> Record set
◇ ◇ ◇

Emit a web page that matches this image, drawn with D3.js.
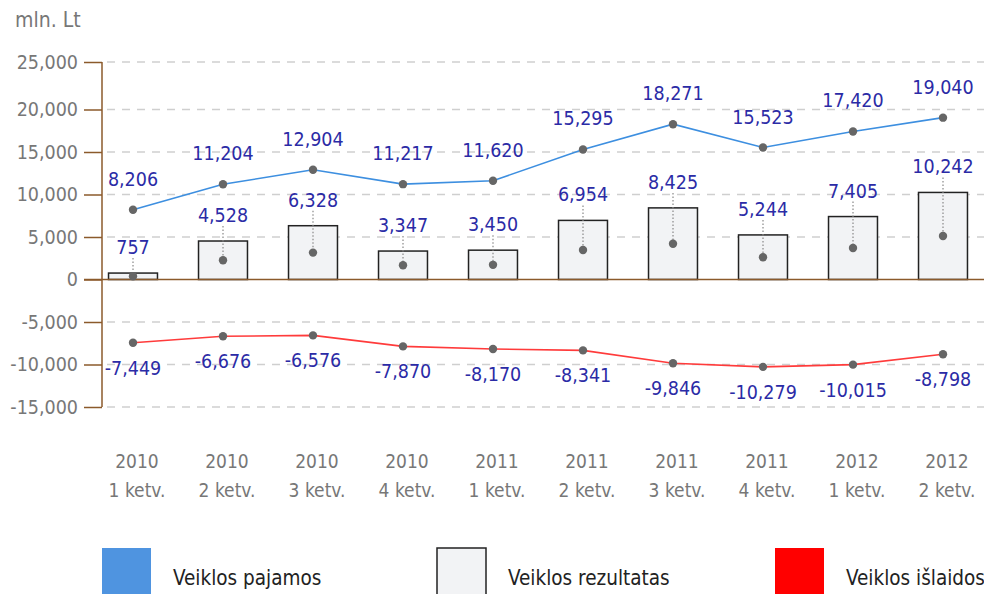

◇ ◇ ◇

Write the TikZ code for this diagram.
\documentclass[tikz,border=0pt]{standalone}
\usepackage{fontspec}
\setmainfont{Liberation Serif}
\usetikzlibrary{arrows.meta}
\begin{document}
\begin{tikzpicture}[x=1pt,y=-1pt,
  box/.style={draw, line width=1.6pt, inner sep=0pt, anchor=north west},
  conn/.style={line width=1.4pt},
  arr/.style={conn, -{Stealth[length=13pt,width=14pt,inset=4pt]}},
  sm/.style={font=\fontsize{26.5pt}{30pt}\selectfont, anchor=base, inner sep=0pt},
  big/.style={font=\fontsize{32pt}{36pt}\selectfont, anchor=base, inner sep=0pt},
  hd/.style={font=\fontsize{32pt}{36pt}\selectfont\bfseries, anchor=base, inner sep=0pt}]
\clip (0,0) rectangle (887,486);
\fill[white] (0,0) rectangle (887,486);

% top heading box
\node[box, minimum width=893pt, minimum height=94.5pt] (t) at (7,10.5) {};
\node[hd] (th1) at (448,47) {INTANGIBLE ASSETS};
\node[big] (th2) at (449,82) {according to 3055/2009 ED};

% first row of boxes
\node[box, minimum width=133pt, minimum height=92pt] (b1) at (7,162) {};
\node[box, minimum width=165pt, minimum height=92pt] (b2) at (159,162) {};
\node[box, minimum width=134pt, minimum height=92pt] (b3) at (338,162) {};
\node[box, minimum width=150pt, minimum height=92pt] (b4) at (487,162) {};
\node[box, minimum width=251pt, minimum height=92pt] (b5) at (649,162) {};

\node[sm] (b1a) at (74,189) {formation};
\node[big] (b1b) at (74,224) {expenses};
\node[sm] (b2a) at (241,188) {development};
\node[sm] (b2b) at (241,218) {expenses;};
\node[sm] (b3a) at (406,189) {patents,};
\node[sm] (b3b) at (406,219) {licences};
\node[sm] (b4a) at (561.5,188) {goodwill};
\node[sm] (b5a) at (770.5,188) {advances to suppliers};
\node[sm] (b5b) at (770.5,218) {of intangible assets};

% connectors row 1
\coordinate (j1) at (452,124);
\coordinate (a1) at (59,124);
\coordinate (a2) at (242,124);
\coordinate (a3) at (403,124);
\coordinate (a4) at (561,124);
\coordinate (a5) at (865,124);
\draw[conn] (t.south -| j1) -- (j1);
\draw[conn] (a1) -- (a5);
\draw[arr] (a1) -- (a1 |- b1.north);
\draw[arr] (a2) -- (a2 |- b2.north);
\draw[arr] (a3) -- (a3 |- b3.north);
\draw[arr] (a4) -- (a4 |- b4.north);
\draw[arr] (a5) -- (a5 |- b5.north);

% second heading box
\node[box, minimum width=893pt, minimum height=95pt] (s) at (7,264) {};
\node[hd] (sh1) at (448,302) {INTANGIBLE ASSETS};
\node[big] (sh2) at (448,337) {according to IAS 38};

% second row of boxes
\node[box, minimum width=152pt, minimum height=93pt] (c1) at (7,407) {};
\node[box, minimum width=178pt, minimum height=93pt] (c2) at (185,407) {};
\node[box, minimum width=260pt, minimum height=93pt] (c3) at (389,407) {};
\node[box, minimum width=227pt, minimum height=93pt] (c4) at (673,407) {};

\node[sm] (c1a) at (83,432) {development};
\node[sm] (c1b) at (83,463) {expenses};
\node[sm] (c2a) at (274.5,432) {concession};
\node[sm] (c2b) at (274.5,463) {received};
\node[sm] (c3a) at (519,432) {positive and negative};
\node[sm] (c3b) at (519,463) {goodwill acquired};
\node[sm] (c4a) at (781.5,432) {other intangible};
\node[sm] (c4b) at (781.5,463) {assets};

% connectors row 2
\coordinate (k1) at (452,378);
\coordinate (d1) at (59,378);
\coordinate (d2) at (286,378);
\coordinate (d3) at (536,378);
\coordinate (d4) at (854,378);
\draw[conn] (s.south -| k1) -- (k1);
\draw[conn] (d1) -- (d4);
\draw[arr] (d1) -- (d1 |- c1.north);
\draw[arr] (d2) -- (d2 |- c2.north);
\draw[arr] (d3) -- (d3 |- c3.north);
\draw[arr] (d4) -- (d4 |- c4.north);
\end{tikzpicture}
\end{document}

◇ ◇ ◇

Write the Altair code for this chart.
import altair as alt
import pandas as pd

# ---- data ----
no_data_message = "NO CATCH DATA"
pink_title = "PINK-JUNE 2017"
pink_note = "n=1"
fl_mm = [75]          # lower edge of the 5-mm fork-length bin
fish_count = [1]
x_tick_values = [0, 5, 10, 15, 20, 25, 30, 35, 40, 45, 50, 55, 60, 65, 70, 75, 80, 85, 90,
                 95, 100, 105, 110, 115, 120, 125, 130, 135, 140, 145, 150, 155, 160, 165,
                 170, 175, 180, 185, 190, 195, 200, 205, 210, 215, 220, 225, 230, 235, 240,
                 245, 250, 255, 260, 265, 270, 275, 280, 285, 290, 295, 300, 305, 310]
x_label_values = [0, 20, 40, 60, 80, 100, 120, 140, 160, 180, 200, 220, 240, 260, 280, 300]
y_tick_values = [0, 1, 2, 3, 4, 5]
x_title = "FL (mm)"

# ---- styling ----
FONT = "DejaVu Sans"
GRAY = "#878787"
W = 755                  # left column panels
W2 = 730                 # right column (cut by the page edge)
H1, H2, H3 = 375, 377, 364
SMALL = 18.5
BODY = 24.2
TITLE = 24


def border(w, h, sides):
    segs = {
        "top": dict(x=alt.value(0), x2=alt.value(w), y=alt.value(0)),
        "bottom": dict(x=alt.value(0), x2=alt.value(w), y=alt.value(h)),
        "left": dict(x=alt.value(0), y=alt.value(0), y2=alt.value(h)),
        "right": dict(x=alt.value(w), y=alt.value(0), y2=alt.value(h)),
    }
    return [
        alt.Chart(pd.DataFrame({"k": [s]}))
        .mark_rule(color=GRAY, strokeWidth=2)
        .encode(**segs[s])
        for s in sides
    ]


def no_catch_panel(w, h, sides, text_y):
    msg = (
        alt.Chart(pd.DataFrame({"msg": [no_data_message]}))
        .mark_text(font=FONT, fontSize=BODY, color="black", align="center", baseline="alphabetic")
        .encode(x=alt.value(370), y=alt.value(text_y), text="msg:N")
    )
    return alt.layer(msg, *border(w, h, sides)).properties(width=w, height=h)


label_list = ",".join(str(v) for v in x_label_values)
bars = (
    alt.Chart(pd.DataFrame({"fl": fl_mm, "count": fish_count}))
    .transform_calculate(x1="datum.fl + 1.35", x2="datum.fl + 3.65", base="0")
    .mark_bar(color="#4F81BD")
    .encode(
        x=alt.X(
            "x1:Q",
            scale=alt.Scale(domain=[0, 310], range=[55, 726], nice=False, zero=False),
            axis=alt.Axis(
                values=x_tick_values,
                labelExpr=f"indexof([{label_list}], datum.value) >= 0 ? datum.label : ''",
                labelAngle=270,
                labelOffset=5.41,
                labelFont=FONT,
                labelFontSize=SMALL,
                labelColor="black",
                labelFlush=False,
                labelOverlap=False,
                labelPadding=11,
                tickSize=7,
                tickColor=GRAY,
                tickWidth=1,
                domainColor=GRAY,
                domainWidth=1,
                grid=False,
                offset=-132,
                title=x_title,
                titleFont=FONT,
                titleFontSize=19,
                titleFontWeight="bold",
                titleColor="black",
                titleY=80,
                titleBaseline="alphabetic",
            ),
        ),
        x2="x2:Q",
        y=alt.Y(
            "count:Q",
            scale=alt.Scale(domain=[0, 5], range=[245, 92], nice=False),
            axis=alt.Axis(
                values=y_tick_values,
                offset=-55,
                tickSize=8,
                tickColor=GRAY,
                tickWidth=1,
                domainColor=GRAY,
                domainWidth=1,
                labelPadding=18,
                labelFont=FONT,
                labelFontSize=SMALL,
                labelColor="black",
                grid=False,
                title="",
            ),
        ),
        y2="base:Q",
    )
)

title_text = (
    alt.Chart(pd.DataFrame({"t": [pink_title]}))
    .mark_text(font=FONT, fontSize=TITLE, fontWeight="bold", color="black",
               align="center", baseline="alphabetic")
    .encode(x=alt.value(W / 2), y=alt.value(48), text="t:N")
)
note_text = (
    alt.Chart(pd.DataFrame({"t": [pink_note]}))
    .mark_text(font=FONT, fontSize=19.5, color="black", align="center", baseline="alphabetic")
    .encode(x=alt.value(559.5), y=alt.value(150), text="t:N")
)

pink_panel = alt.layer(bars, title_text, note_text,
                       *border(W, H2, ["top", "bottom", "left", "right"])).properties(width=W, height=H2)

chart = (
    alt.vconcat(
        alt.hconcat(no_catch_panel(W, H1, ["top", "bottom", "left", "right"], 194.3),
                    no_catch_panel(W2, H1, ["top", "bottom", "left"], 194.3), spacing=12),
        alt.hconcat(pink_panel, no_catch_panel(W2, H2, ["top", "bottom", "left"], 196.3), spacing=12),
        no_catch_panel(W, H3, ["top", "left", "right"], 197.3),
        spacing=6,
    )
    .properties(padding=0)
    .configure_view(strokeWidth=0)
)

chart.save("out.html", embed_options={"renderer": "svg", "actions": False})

◇ ◇ ◇

> Problem
Print, from the entries above, the line with "Write the TikZ code for this diagram.", the line with "minimum width=251pt, minimum" and all lines between them, exactly and with nothing else.

> Written reply
Write the TikZ code for this diagram.
\documentclass[tikz,border=0pt]{standalone}
\usepackage{fontspec}
\setmainfont{Liberation Serif}
\usetikzlibrary{arrows.meta}
\begin{document}
\begin{tikzpicture}[x=1pt,y=-1pt,
  box/.style={draw, line width=1.6pt, inner sep=0pt, anchor=north west},
  conn/.style={line width=1.4pt},
  arr/.style={conn, -{Stealth[length=13pt,width=14pt,inset=4pt]}},
  sm/.style={font=\fontsize{26.5pt}{30pt}\selectfont, anchor=base, inner sep=0pt},
  big/.style={font=\fontsize{32pt}{36pt}\selectfont, anchor=base, inner sep=0pt},
  hd/.style={font=\fontsize{32pt}{36pt}\selectfont\bfseries, anchor=base, inner sep=0pt}]
\clip (0,0) rectangle (887,486);
\fill[white] (0,0) rectangle (887,486);

% top heading box
\node[box, minimum width=893pt, minimum height=94.5pt] (t) at (7,10.5) {};
\node[hd] (th1) at (448,47) {INTANGIBLE ASSETS};
\node[big] (th2) at (449,82) {according to 3055/2009 ED};

% first row of boxes
\node[box, minimum width=133pt, minimum height=92pt] (b1) at (7,162) {};
\node[box, minimum width=165pt, minimum height=92pt] (b2) at (159,162) {};
\node[box, minimum width=134pt, minimum height=92pt] (b3) at (338,162) {};
\node[box, minimum width=150pt, minimum height=92pt] (b4) at (487,162) {};
\node[box, minimum width=251pt, minimum height=92pt] (b5) at (649,162) {};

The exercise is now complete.